As to an alternate remedy, as set forth more fully below, claimant's remedy lies against the City of New York, which she has sued in Supreme Court, and thus this factor has not been met. With regard to excuse, claimant asserts that the claim was not served because of law office error. Such is not a valid excuse for the purposes of the Act. See, e.g., Matter of E.K. (Anonymous) v State of New York, 235 AD2d 540, 652 NYS2d 759 (2d Dept 1997), lv denied 89 NY2d 815, 659 NYS2d 856 (1997).

Finally, it must be determined whether the proposed claim appears meritorious. Defendant has submitted documentation that the Bronx Family Court at 900 Sheridan Avenue is owned by the City of New York. See exhibits A and B to the November 10, 2004 affirmation of Susan J. Pogoda.

While the provision of judicial facilities is essentially a local function, one part of such responsibility has been transferred to the State of New York: "commencing April first, nineteen hundred ninety-eight, the state shall be responsible for the cleaning of court facilities . . ." Judiciary Law §39-b.2. "[T]he term ‘cleaning of court facilities' shall mean those services and activities that are necessary to insure that the interior of each court facility is and remains a clean and healthful environment in which to transact the business of the unified court system. These services and activities include, but are not limited to: removal of trash and debris; maintenance of appropriate standards of hygiene; painting; pest control; and replacement of consumable items such as light bulbs, soap, toilet paper and paper towelling. They also shall include the making of minor repairs in accordance with rules of the chief judge." Judiciary Law §39-b.1(b).

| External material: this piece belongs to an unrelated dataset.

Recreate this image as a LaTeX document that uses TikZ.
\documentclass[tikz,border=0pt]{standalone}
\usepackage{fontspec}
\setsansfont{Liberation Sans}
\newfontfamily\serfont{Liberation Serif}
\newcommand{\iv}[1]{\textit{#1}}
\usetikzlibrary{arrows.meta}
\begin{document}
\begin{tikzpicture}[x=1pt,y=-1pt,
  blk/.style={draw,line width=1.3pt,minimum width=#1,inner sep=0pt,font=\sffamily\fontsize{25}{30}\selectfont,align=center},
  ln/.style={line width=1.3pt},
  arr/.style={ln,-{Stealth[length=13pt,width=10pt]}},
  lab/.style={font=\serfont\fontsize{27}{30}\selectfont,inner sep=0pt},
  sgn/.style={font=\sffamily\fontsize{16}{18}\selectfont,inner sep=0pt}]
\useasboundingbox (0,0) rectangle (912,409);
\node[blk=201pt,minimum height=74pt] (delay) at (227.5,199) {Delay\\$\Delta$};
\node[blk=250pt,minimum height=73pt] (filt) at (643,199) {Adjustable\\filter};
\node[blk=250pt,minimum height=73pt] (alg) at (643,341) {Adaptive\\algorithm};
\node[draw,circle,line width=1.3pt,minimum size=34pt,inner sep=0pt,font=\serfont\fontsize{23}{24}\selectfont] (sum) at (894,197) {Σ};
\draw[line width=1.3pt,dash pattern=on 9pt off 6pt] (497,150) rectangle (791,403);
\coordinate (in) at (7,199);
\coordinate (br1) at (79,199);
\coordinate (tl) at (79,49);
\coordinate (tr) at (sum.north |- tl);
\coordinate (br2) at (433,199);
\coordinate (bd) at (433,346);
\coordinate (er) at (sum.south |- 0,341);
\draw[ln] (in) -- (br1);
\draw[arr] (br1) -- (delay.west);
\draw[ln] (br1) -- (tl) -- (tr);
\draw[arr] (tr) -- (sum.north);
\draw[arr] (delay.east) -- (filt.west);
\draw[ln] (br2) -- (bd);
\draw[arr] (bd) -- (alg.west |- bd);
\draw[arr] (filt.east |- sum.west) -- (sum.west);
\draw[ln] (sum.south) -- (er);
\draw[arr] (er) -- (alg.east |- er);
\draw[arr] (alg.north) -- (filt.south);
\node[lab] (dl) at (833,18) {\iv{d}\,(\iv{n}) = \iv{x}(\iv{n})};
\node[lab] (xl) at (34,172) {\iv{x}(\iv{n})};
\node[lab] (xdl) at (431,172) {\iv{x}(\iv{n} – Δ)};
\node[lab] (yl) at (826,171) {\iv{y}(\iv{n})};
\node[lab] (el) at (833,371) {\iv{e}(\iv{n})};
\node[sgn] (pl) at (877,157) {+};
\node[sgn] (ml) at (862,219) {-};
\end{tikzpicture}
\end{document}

Nothing in claimant's papers suggests that her accident is at all related to the State's §39-b.2 responsibilities. Rather, she alleges that her hand was injured when an elevator door suddenly shut. In sum, claimant fails to meet the standard set forth in Matter of Santana v New York State Thruway Authority, 92 Misc 2d 1, 11, 399 NYS2d 395, 402-03 (Ct Cl 1977) for the appearance of merit: (i) the claim "must not be patently groundless, frivolous or legally defective" and (ii) upon consideration of the entire record, including the proposed claim and any exhibits or affidavits, "there is reasonable cause to believe that a valid cause of action exists."

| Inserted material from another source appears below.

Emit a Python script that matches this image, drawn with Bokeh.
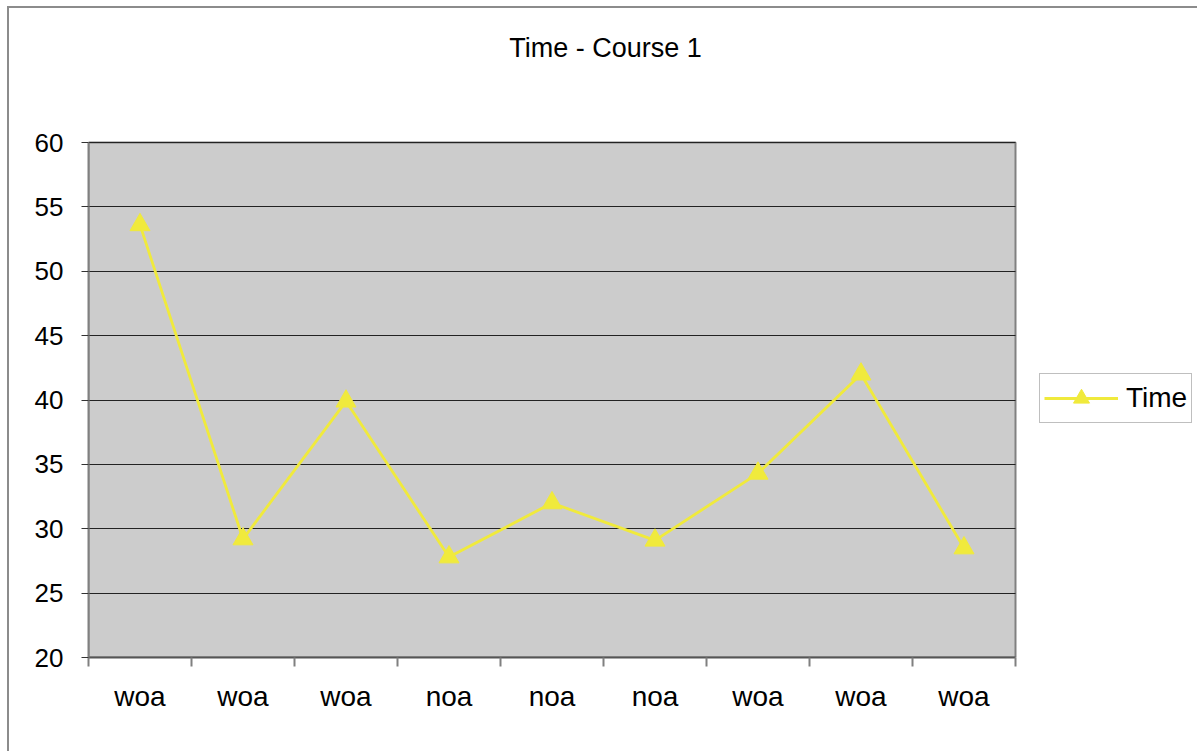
from bokeh.plotting import figure
from bokeh.models import FixedTicker, Legend, LegendItem, Range1d, ColumnDataSource, Label
from bokeh.embed import file_html
from bokeh.resources import INLINE

categories = ["woa", "woa", "woa", "noa", "noa", "noa", "woa", "woa", "woa"]
time_values = [53.6, 29.2, 39.9, 27.8, 32.0, 29.1, 34.3, 42.0, 28.5]
y_ticks = [20, 25, 30, 35, 40, 45, 50, 55, 60]
title_text = "Time - Course 1"

FONT = "Liberation Sans"
YELLOW = "#F0EA3C"

n = len(categories)
xs = [i + 0.5 for i in range(n)]
src = ColumnDataSource(dict(x=xs, y=time_values))

# geometry (pixels)
W, H = 1190, 745
LEFT, BOTTOM = 79, 96
PLOT_W, PLOT_H = 927, 515           # size of the grey plot area
FRAME_W, FRAME_H = W - LEFT, H - BOTTOM
ymin, ymax = y_ticks[0], y_ticks[-1]

p = figure(width=W, height=H, output_backend="svg", toolbar_location=None,
           x_range=Range1d(0, n * FRAME_W / PLOT_W),
           y_range=Range1d(ymin, ymin + (ymax - ymin) * FRAME_H / PLOT_H),
           min_border_left=LEFT, min_border_top=0, min_border_right=0,
           min_border_bottom=BOTTOM)
p.styles = {"margin-left": "7px", "margin-top": "6px",
            "border-left": "2px solid #8c8c8c", "border-top": "2px solid #8c8c8c"}

p.background_fill_color = "white"
p.border_fill_color = "white"
p.outline_line_color = None

bg = p.quad(left=0, right=n, bottom=ymin, top=ymax, fill_color="#CCCCCC",
            line_color="#808080", line_width=2)
bg.level = "image"

line = p.line("x", "y", source=src, line_color=YELLOW, line_width=2.8)
marks = p.scatter("x", "y", source=src, marker="triangle", size=20,
                  fill_color=YELLOW, line_color=YELLOW)

# x axis: labels at category centers, tick marks (minor) at category boundaries
p.xaxis.ticker = FixedTicker(ticks=xs, minor_ticks=list(range(n + 1)))
p.xaxis.bounds = (0, n)
p.xaxis.major_label_overrides = {x: c for x, c in zip(xs, categories)}
p.xaxis.major_label_text_font = FONT
p.xaxis.major_label_text_font_size = "28px"
p.xaxis.major_label_text_color = "black"
p.xaxis.major_label_standoff = 14
p.xaxis.axis_line_color = "#555555"
p.xaxis.axis_line_width = 2
p.xaxis.major_tick_line_color = None
p.xaxis.minor_tick_line_color = "#808080"
p.xaxis.minor_tick_line_width = 2
p.xaxis.minor_tick_in = 0
p.xaxis.minor_tick_out = 9

p.yaxis.ticker = FixedTicker(ticks=y_ticks)
p.yaxis.bounds = (ymin, ymax)
p.yaxis.major_label_text_font = FONT
p.yaxis.major_label_text_font_size = "26px"
p.yaxis.major_label_text_color = "black"
p.yaxis.major_label_standoff = 18
p.yaxis.axis_line_color = "#808080"
p.yaxis.axis_line_width = 2
p.yaxis.major_tick_line_color = "#333333"
p.yaxis.major_tick_in = 0
p.yaxis.major_tick_out = 7
p.yaxis.minor_tick_line_color = None

p.xgrid.grid_line_color = None
p.ygrid.grid_line_color = "#222222"
p.ygrid.grid_line_width = 1
p.ygrid.bounds = (ymin, ymax)
p.ygrid.cross_bounds = (0, n)

title = Label(x=517, y=610, x_units="screen", y_units="screen", text=title_text,
              text_font=FONT, text_font_size="27px", text_color="black",
              text_align="center", text_baseline="middle")
p.add_layout(title)

legend = Legend(items=[LegendItem(label="Time", renderers=[line, marks])],
                location=(951, 234), orientation="vertical",
                label_text_font=FONT, label_text_font_size="28px",
                label_text_color="black",
                glyph_width=74, glyph_height=40, padding=3, margin=0,
                spacing=0, label_standoff=8,
                border_line_color="#808080", border_line_width=1,
                background_fill_alpha=1.0)
legend.padding = 4
p.add_layout(legend, "center")

open("out.html", "w").write(file_html(p, INLINE))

For the foregoing reasons, having reviewed the submissions,[2] IT IS ORDERED that motion no. M-68910 be granted and claim no. 108994 be dismissed. IT IS FURTHER ORDERED that cross-motion no. CM-69121 be denied.

December 10, 2004
New York, New York

Judge of the Court of Claims

  1. [1]See Bay Terrace Coop. Section IV, Inc. v New York State Employees' Retirement Sys. Policemen's and Firemen's Retirement Sys., 55 NY2d 979, 449 NYS2d 185 (1982); Scarver v State of New York, 233 AD2d 858, 649 NYS2d 280 (4th Dept 1996).
  2. [2]The following were reviewed: the Court's Order to Show Cause on motion no. m-68910; claimant's notice of cross-motion no. CM-69121with affirmation in opposition to Order to Show Cause and in support of cross-motion and exhibits 1-9; and defendant's affirmation in response to Order to Show Cause and in opposition to cross-motion.